= Onenoa, American Samoa =

Onenoa is a village located in the northeast of Tutuila Island in Vaifanua County in the Eastern District. It is situated near Ogefao and Lauagae. It is the last village on the road of the eastern frontal side of the island. The road leading to Onenoa traverses a steep mountain ridge before descending into the village. The village has 100 residents as of the 2020 United States census.

== Etymology==
The name of the village, Onenoa, is derived from the Samoan language and translates into English as “Sand Waste".

==History==
Archaeological evidence suggests the possible remains of an ancient fort near Onenoa.
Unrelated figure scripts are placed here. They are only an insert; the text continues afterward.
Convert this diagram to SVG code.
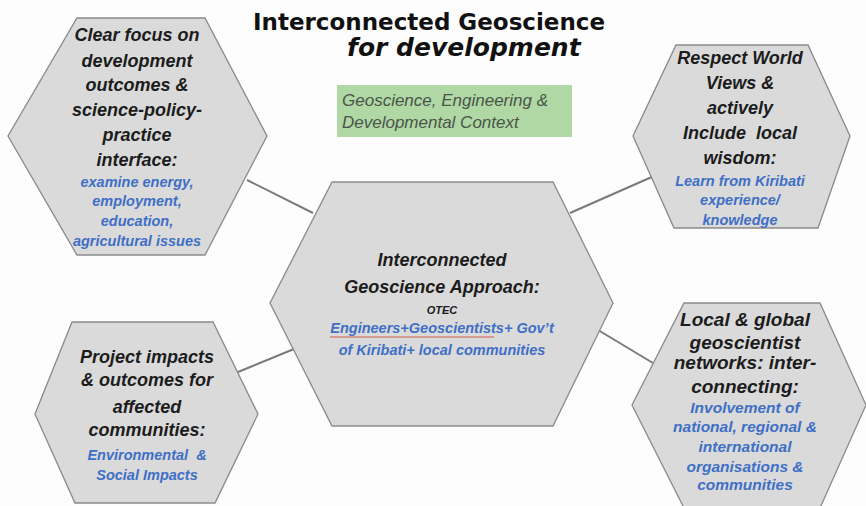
<svg xmlns="http://www.w3.org/2000/svg" width="866" height="506" viewBox="0 0 866 506">
<style>
.hex{fill:#dadada;stroke:#8a8a8a;stroke-width:1.3}
.conn line{stroke:#7a7a7a;stroke-width:2}
.t{font-family:"Liberation Sans",Arial,sans-serif;font-style:italic;font-weight:bold;fill:#1c1c1c;font-size:18px;text-anchor:middle}
.b{font-family:"Liberation Sans",Arial,sans-serif;font-style:italic;font-weight:bold;fill:#3f6fc6;font-size:14.5px;text-anchor:middle}
.title{font-family:"DejaVu Sans",Verdana,sans-serif;font-weight:bold;fill:#111;font-size:23px}
.g{font-family:"Liberation Sans",Arial,sans-serif;font-style:italic;fill:#4a544a;font-size:17px}
</style>
<rect width="866" height="506" fill="#fdfdfd"/>
<g id="title">
<text class="title" x="253" y="30">Interconnected Geoscience</text>
<text class="title" x="347" y="56" style="font-style:italic;font-size:25px">for development</text>
</g>
<g id="context">
<rect x="337" y="85" width="235" height="52" fill="#afd8a4"/>
<text class="g" x="342" y="106">Geoscience, Engineering &amp;</text>
<text class="g" x="342" y="128">Developmental Context</text>
</g>
<g class="conn" id="connectors">
<line x1="247" y1="180" x2="313" y2="213"/>
<line x1="570" y1="213" x2="654" y2="176"/>
<line x1="238" y1="372" x2="294" y2="349"/>
<line x1="598" y1="330" x2="653" y2="363"/>
</g>
<g id="focus">
<polygon class="hex" points="77,18 205,18 267,136 205,255 77,255 8,136"/>
<text class="t" x="137" y="41">Clear focus on</text>
<text class="t" x="137" y="67">development</text>
<text class="t" x="137" y="91">outcomes &amp;</text>
<text class="t" x="137" y="116">science-policy-</text>
<text class="t" x="137" y="141">practice</text>
<text class="t" x="137" y="166">interface:</text>
<text class="b" x="137" y="187">examine energy,</text>
<text class="b" x="137" y="206">employment,</text>
<text class="b" x="137" y="226">education,</text>
<text class="b" x="137" y="246">agricultural issues</text>
</g>
<g id="respect">
<polygon class="hex" points="676,45 808,45 850,136 818,228 674,228 633,136"/>
<text class="t" x="740" y="64">Respect World</text>
<text class="t" x="740" y="89">Views &amp;</text>
<text class="t" x="740" y="114">actively</text>
<text class="t" x="740" y="139" xml:space="preserve">Include  local</text>
<text class="t" x="740" y="164">wisdom:</text>
<text class="b" x="740" y="186">Learn from Kiribati</text>
<text class="b" x="740" y="205">experience/</text>
<text class="b" x="740" y="225">knowledge</text>
</g>
<g id="approach">
<polygon class="hex" points="332,182 553,182 613,303 553,426 332,426 270,303"/>
<text class="t" x="442" y="266">Interconnected</text>
<text class="t" x="442" y="293">Geoscience Approach:</text>
<text class="t" x="442" y="314" style="font-size:11px">OTEC</text>
<line x1="330" y1="337" x2="494" y2="337" stroke="#d0604a" stroke-width="1"/>
<text class="b" x="442" y="333">Engineers+Geoscientists+ Gov’t</text>
<text class="b" x="442" y="355">of Kiribati+ local communities</text>
</g>
<g id="impacts">
<polygon class="hex" points="72,322 213,322 258,414 215,503 75,503 35,414"/>
<text class="t" x="147" y="363">Project impacts</text>
<text class="t" x="147" y="386">&amp; outcomes for</text>
<text class="t" x="147" y="413">affected</text>
<text class="t" x="147" y="436">communities:</text>
<text class="b" x="147" y="460" xml:space="preserve">Environmental  &amp;</text>
<text class="b" x="147" y="480">Social Impacts</text>
</g>
<g id="networks">
<polygon class="hex" points="684,303 820,303 866,405 820,508 684,508 632,405"/>
<text class="t" x="745" y="326" style="font-size:19px">Local &amp; global</text>
<text class="t" x="745" y="349" style="font-size:19px">geoscientist</text>
<text class="t" x="745" y="369" style="font-size:19px">networks: inter-</text>
<text class="t" x="745" y="393" style="font-size:19px">connecting:</text>
<text class="b" x="745" y="413" style="font-size:15.5px">Involvement of</text>
<text class="b" x="745" y="432" style="font-size:15.5px">national, regional &amp;</text>
<text class="b" x="745" y="452" style="font-size:15.5px">international</text>
<text class="b" x="745" y="472" style="font-size:15.5px">organisations &amp;</text>
<text class="b" x="745" y="490" style="font-size:15.5px">communities</text>
</g>
</svg>
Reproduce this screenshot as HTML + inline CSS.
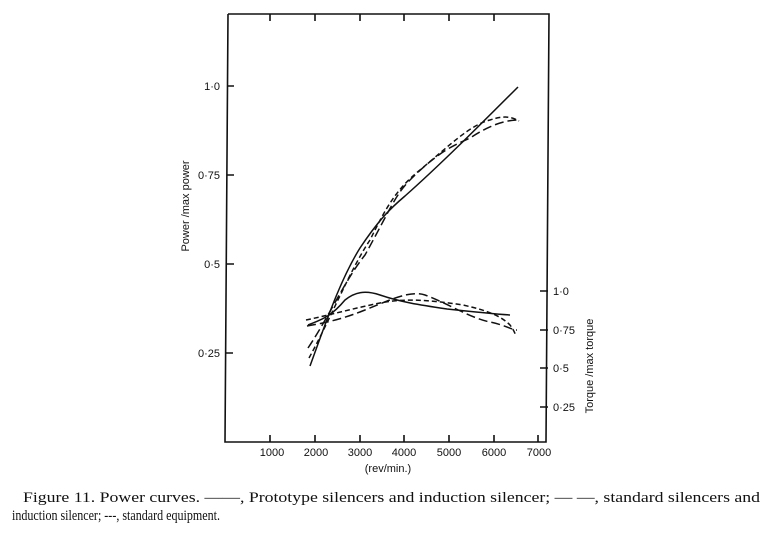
<!DOCTYPE html>
<html><head><meta charset="utf-8"><style>
html,body{margin:0;padding:0;background:#fff;}
svg{display:block;}
</style></head><body>
<svg width="776" height="539" viewBox="0 0 776 539" xmlns="http://www.w3.org/2000/svg">
<g stroke="#111" fill="none" stroke-width="1.6">
<polyline points="228,14 549,14 546,442 225,442 228,14"/>
<path d="M270,14v7M315,14v7M360,14v7M404,14v7M449,14v7M494,14v7"/>
<path d="M270,442v-7M315,442v-7M360,442v-7M404,442v-7M449,442v-7M494,442v-7M538,442v-7"/>
<path d="M227,86h7M227,175h7M227,264h7M226,353h7"/>
<path d="M540,291h8M540,330h8M540,368h8M540,407h8"/>
</g>
<g font-family="'Liberation Sans',sans-serif" font-size="11" fill="#111">
<text x="220" y="90" text-anchor="end">1·0</text>
<text x="220" y="179" text-anchor="end">0·75</text>
<text x="220" y="268" text-anchor="end">0·5</text>
<text x="220" y="357" text-anchor="end">0·25</text>
<text x="553" y="295">1·0</text>
<text x="553" y="334">0·75</text>
<text x="553" y="372">0·5</text>
<text x="553" y="411">0·25</text>
<text x="272" y="456" text-anchor="middle">1000</text>
<text x="316" y="456" text-anchor="middle">2000</text>
<text x="360" y="456" text-anchor="middle">3000</text>
<text x="404" y="456" text-anchor="middle">4000</text>
<text x="449" y="456" text-anchor="middle">5000</text>
<text x="494" y="456" text-anchor="middle">6000</text>
<text x="539" y="456" text-anchor="middle">7000</text>
<text x="388" y="472" text-anchor="middle">(rev/min.)</text>
<text transform="translate(189,206) rotate(-90)" text-anchor="middle">Power /max power</text>
<text transform="translate(593,366) rotate(-90)" text-anchor="middle">Torque /max  torque</text>
</g>
<g stroke="#111" fill="none" stroke-width="1.5">
<path d="M310,366 C325,325 340,280 360,248 C380,218 392,207 405,196 C440,165 480,125 518,87"/>
<path stroke-dasharray="9,4" d="M308,348 C330,315 345,280 365,255 C390,210 395,195 410,180 C440,150 455,145 470,138 C490,125 505,120 519,120"/>
<path stroke-dasharray="5,3" d="M309,358 C330,320 350,270 370,240 C385,210 395,190 420,170 C450,145 470,125 490,120 C505,115 512,117 519,121"/>
<path d="M308,325 C320,320 330,318 345,300 C355,292 365,290 380,295 C400,302 420,305 447,309 C475,312 495,314 510,315"/>
<path stroke-dasharray="9,4" d="M307,326 C330,322 345,318 365,310 C390,300 410,290 425,295 C445,302 470,318 490,322 C505,325 512,330 517,330"/>
<path stroke-dasharray="5,3" d="M306,320 C330,315 355,308 380,303 C405,298 430,300 463,305 C485,310 500,315 510,325 C513,329 515,333 516,336"/>
</g>
<g font-family="'Liberation Serif',serif" font-size="15" fill="#111">
<text x="23" y="502" textLength="737" lengthAdjust="spacingAndGlyphs">Figure 11. Power curves. ——, Prototype silencers and induction silencer; — —, standard silencers and</text>
<text x="12" y="520" textLength="208" lengthAdjust="spacingAndGlyphs">induction silencer; ---, standard equipment.</text>
</g>
</svg>
</body></html>
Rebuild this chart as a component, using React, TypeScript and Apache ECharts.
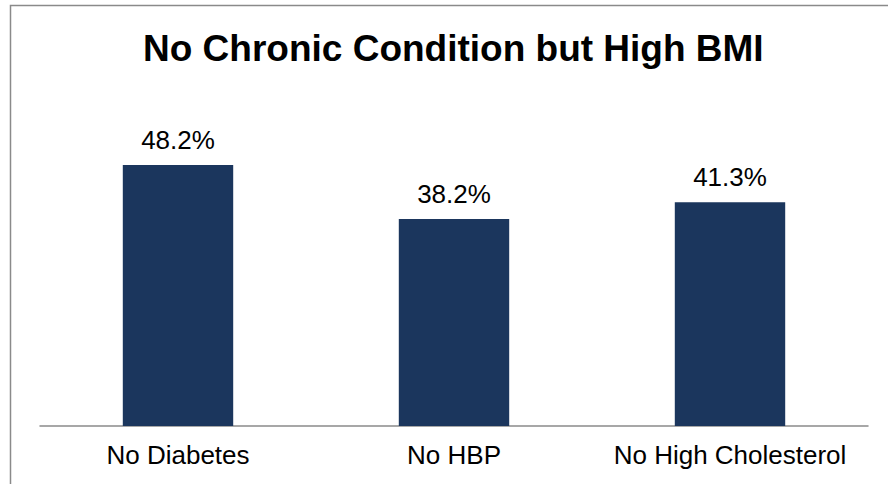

Historically, such fortifications were built to protect against Tongan marauders or rival Samoan raiding parties during periods of internal conflict.

==Geography==
The village is situated in a region characterized by high cliffs, small plantations, and forested slopes. On a coastal bluff above Onenoa lies the only significant area of Kula (tula) fernland in American Sāmoa, covering slightly more than one hectare. A smaller patch of similar vegetation exists on a coastal bluff at Atauloma on the island's southwest coast.

==Government==
It is located in a highly traditional area. On March 3, 1996, it was reported in Samoa News that the Onenoa Village Council had passed a new set of ‘Sa’ laws. Males with long hair and unmarried couples living together were no longer allowed to reside in the village. From 6:45 pm to 7 pm, no one was allowed to travel within the village, and a strict 10 pm overall curfew was established. The council banned all parties involving alcoholic beverages, which were prohibited at all times. Loud clapping, yelling, and fighting were also forbidden. Swimming was prohibited on Sundays, as was doing laundry, except between the hours of 6 pm and 9:15 pm.